**Supplied material:**
┌──

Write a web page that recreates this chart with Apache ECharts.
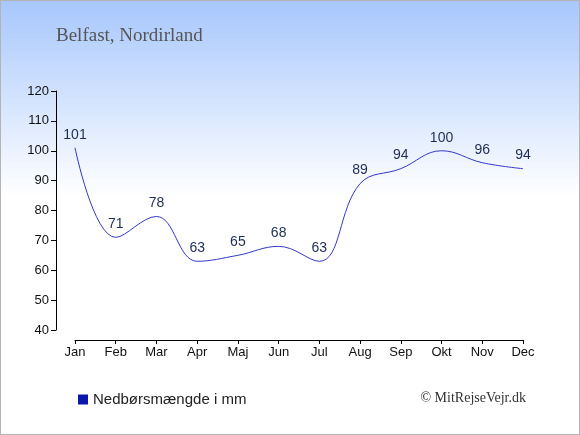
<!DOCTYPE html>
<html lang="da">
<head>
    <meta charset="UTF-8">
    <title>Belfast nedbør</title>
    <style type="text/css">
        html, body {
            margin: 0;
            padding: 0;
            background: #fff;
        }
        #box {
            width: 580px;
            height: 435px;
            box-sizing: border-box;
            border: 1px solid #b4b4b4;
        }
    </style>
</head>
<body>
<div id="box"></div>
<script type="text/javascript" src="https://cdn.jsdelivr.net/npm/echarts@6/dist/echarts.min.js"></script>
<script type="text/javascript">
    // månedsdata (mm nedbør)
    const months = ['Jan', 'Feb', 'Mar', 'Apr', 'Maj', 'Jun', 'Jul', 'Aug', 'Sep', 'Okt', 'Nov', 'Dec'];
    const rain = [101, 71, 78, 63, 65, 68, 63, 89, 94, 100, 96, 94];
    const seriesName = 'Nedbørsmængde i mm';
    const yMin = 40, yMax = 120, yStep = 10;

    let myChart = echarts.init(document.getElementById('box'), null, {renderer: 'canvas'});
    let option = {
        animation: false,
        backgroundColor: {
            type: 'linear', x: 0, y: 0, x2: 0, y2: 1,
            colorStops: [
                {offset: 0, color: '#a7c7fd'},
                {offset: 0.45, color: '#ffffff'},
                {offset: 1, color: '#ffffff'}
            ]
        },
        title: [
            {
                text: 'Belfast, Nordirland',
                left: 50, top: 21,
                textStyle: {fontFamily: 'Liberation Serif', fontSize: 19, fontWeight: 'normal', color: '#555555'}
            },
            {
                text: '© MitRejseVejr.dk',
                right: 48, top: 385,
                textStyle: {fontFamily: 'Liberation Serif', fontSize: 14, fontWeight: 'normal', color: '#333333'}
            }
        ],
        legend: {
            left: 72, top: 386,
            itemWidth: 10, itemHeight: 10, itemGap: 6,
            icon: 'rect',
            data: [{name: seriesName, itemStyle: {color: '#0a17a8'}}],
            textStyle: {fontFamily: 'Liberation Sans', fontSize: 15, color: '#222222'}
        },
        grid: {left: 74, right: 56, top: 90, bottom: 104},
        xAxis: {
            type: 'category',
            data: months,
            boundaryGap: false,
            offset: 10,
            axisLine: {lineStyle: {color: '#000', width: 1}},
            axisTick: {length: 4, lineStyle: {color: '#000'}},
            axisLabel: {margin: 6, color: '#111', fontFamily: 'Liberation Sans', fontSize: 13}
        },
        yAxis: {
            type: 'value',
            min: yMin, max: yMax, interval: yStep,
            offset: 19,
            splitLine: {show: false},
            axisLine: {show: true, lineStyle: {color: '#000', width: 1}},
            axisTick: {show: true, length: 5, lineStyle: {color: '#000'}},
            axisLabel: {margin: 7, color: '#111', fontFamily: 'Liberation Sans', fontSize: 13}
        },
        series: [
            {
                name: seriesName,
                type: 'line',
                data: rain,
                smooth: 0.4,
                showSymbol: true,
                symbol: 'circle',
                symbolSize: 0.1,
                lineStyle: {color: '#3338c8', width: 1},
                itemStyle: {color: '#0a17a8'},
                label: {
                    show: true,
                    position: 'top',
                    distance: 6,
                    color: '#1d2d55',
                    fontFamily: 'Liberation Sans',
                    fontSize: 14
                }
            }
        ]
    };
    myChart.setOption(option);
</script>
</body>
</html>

└──

**Written task:**
Skip the pictures, then retype every line above exactly.

**Result below:**
Write a web page that recreates this chart with Apache ECharts.
<!DOCTYPE html>
<html lang="da">
<head>
    <meta charset="UTF-8">
    <title>Belfast nedbør</title>
    <style type="text/css">
        html, body {
            margin: 0;
            padding: 0;
            background: #fff;
        }
        #box {
            width: 580px;
            height: 435px;
            box-sizing: border-box;
            border: 1px solid #b4b4b4;
        }
    </style>
</head>
<body>
<div id="box"></div>
<script type="text/javascript" src="https://cdn.jsdelivr.net/npm/echarts@6/dist/echarts.min.js"></script>
<script type="text/javascript">
    // månedsdata (mm nedbør)
    const months = ['Jan', 'Feb', 'Mar', 'Apr', 'Maj', 'Jun', 'Jul', 'Aug', 'Sep', 'Okt', 'Nov', 'Dec'];
    const rain = [101, 71, 78, 63, 65, 68, 63, 89, 94, 100, 96, 94];
    const seriesName = 'Nedbørsmængde i mm';
    const yMin = 40, yMax = 120, yStep = 10;

    let myChart = echarts.init(document.getElementById('box'), null, {renderer: 'canvas'});
    let option = {
        animation: false,
        backgroundColor: {
            type: 'linear', x: 0, y: 0, x2: 0, y2: 1,
            colorStops: [
                {offset: 0, color: '#a7c7fd'},
                {offset: 0.45, color: '#ffffff'},
                {offset: 1, color: '#ffffff'}
            ]
        },
        title: [
            {
                text: 'Belfast, Nordirland',
                left: 50, top: 21,
                textStyle: {fontFamily: 'Liberation Serif', fontSize: 19, fontWeight: 'normal', color: '#555555'}
            },
            {
                text: '© MitRejseVejr.dk',
                right: 48, top: 385,
                textStyle: {fontFamily: 'Liberation Serif', fontSize: 14, fontWeight: 'normal', color: '#333333'}
            }
        ],
        legend: {
            left: 72, top: 386,
            itemWidth: 10, itemHeight: 10, itemGap: 6,
            icon: 'rect',
            data: [{name: seriesName, itemStyle: {color: '#0a17a8'}}],
            textStyle: {fontFamily: 'Liberation Sans', fontSize: 15, color: '#222222'}
        },
        grid: {left: 74, right: 56, top: 90, bottom: 104},
        xAxis: {
            type: 'category',
            data: months,
            boundaryGap: false,
            offset: 10,
            axisLine: {lineStyle: {color: '#000', width: 1}},
            axisTick: {length: 4, lineStyle: {color: '#000'}},
            axisLabel: {margin: 6, color: '#111', fontFamily: 'Liberation Sans', fontSize: 13}
        },
        yAxis: {
            type: 'value',
            min: yMin, max: yMax, interval: yStep,
            offset: 19,
            splitLine: {show: false},
            axisLine: {show: true, lineStyle: {color: '#000', width: 1}},
            axisTick: {show: true, length: 5, lineStyle: {color: '#000'}},
            axisLabel: {margin: 7, color: '#111', fontFamily: 'Liberation Sans', fontSize: 13}
        },
        series: [
            {
                name: seriesName,
                type: 'line',
                data: rain,
                smooth: 0.4,
                showSymbol: true,
                symbol: 'circle',
                symbolSize: 0.1,
                lineStyle: {color: '#3338c8', width: 1},
                itemStyle: {color: '#0a17a8'},
                label: {
                    show: true,
                    position: 'top',
                    distance: 6,
                    color: '#1d2d55',
                    fontFamily: 'Liberation Sans',
                    fontSize: 14
                }
            }
        ]
    };
    myChart.setOption(option);
</script>
</body>
</html>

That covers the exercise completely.